Written request: Print only the lines from the top of the data through the line with "y_end = [1.92, 1.31, 1.02]", both included, skipping every picture.

Provided data:
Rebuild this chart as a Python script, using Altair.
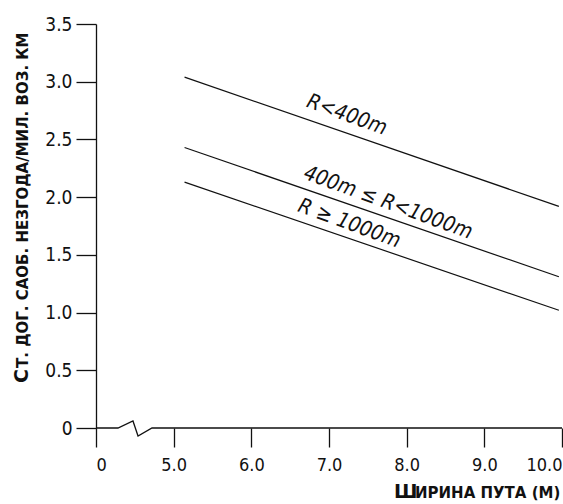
import altair as alt
import pandas as pd

# ---- data ----
series = ["R<400m", "400m ≤ R<1000m", "R ≥ 1000m"]
x_start = [5.14, 5.14, 5.14]
x_end = [9.96, 9.96, 9.96]
y_start = [3.04, 2.43, 2.13]
y_end = [1.92, 1.31, 1.02]

label_x = [7.23, 7.76, 7.26]
label_y = [2.71, 1.95, 1.77]

x_ticks = [4, 5, 6, 7, 8, 9, 10]          # 4 stands for the broken-axis "0"
y_ticks = [0, 0.5, 1.0, 1.5, 2.0, 2.5, 3.0, 3.5]

break_x = [4.0, 4.283, 4.476, 4.541, 4.721, 10.0]
break_y = [0, 0, 0.061, -0.069, 0, 0]

rows = []
for s, xs, xe, ys, ye in zip(series, x_start, x_end, y_start, y_end):
    rows.append({"series": s, "x": xs, "y": ys, "o": 0})
    rows.append({"series": s, "x": xe, "y": ye, "o": 1})
lines_df = pd.DataFrame(rows)
labels_df = pd.DataFrame({"label": series, "x": label_x, "y": label_y})
break_df = pd.DataFrame({"x": break_x, "y": break_y, "o": list(range(len(break_x)))})

TICK_FONT = "DejaVu Sans Condensed, Roboto Condensed, Roboto, sans-serif"
TITLE_FONT = "DejaVu Sans"

xscale = alt.Scale(domain=[4, 10], nice=False, zero=False)
yscale = alt.Scale(domain=[0, 3.5], nice=False)

xaxis = alt.Axis(values=x_ticks,
                 labelExpr="datum.value == 4 ? '0' : format(datum.value, '.1f')",
                 domain=False, grid=False, tickSize=19, tickColor="#111", tickWidth=1.3,
                 labelFont=TICK_FONT, labelFontSize=18, labelColor="#111", labelPadding=9,
                 title=None)
yaxis = alt.Axis(values=y_ticks,
                 labelExpr="datum.value == 0 ? '0' : format(datum.value, '.1f')",
                 domain=True, domainColor="#111", domainWidth=1.3, grid=False,
                 tickSize=20, tickColor="#111", tickWidth=1.3,
                 labelFont=TICK_FONT, labelFontSize=19, labelColor="#111", labelPadding=4,
                 title=None)

lines = alt.Chart(lines_df).mark_line(color="#111", strokeWidth=1.2).encode(
    x=alt.X("x:Q", scale=xscale, axis=xaxis),
    y=alt.Y("y:Q", scale=yscale, axis=yaxis),
    detail="series:N",
    order="o:Q",
)

xline = alt.Chart(break_df).mark_line(color="#111", strokeWidth=1.3).encode(
    x=alt.X("x:Q", scale=xscale),
    y=alt.Y("y:Q", scale=yscale),
    order="o:Q",
)

labels = alt.Chart(labels_df).mark_text(
    font=TICK_FONT, fontSize=21, fontStyle="italic", angle=20,
    align="center", baseline="middle", color="#111"
).encode(
    x=alt.X("x:Q", scale=xscale),
    y=alt.Y("y:Q", scale=yscale),
    text="label:N",
)

one = alt.Data(values=[{}])
ytitle_big = alt.Chart(one).mark_text(
    text="С", font=TITLE_FONT, fontWeight="bold", fontSize=19, angle=270,
    align="left", baseline="alphabetic", color="#111"
).encode(x=alt.value(-68), y=alt.value(359))
ytitle_rest = alt.Chart(one).mark_text(
    text="Т. ДОГ. САОБ. НЕЗГОДА/МИЛ. ВОЗ. КМ", font=TITLE_FONT, fontWeight="bold",
    fontSize=15, angle=270, align="left", baseline="alphabetic", color="#111"
).encode(x=alt.value(-68), y=alt.value(344))
xtitle_big = alt.Chart(one).mark_text(
    text="Ш", font=TITLE_FONT, fontWeight="bold", fontSize=19,
    align="left", baseline="alphabetic", color="#111"
).encode(x=alt.value(298), y=alt.value(474))
xtitle_rest = alt.Chart(one).mark_text(
    text="ИРИНА ПУТА (М)", font=TITLE_FONT, fontWeight="bold", fontSize=15,
    align="left", baseline="alphabetic", color="#111"
).encode(x=alt.value(319), y=alt.value(474))

chart = alt.layer(
    lines, xline, labels, ytitle_big, ytitle_rest, xtitle_big, xtitle_rest
).properties(
    width=466, height=404,
    autosize=alt.AutoSizeParams(type="none"),
    padding={"left": 96, "top": 24, "right": 1, "bottom": 76},
    background="white",
).configure_view(stroke=None)

chart.save("out.html", embed_options={"renderer": "svg", "actions": False})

Written response:
Rebuild this chart as a Python script, using Altair.
import altair as alt
import pandas as pd

# ---- data ----
series = ["R<400m", "400m ≤ R<1000m", "R ≥ 1000m"]
x_start = [5.14, 5.14, 5.14]
x_end = [9.96, 9.96, 9.96]
y_start = [3.04, 2.43, 2.13]
y_end = [1.92, 1.31, 1.02]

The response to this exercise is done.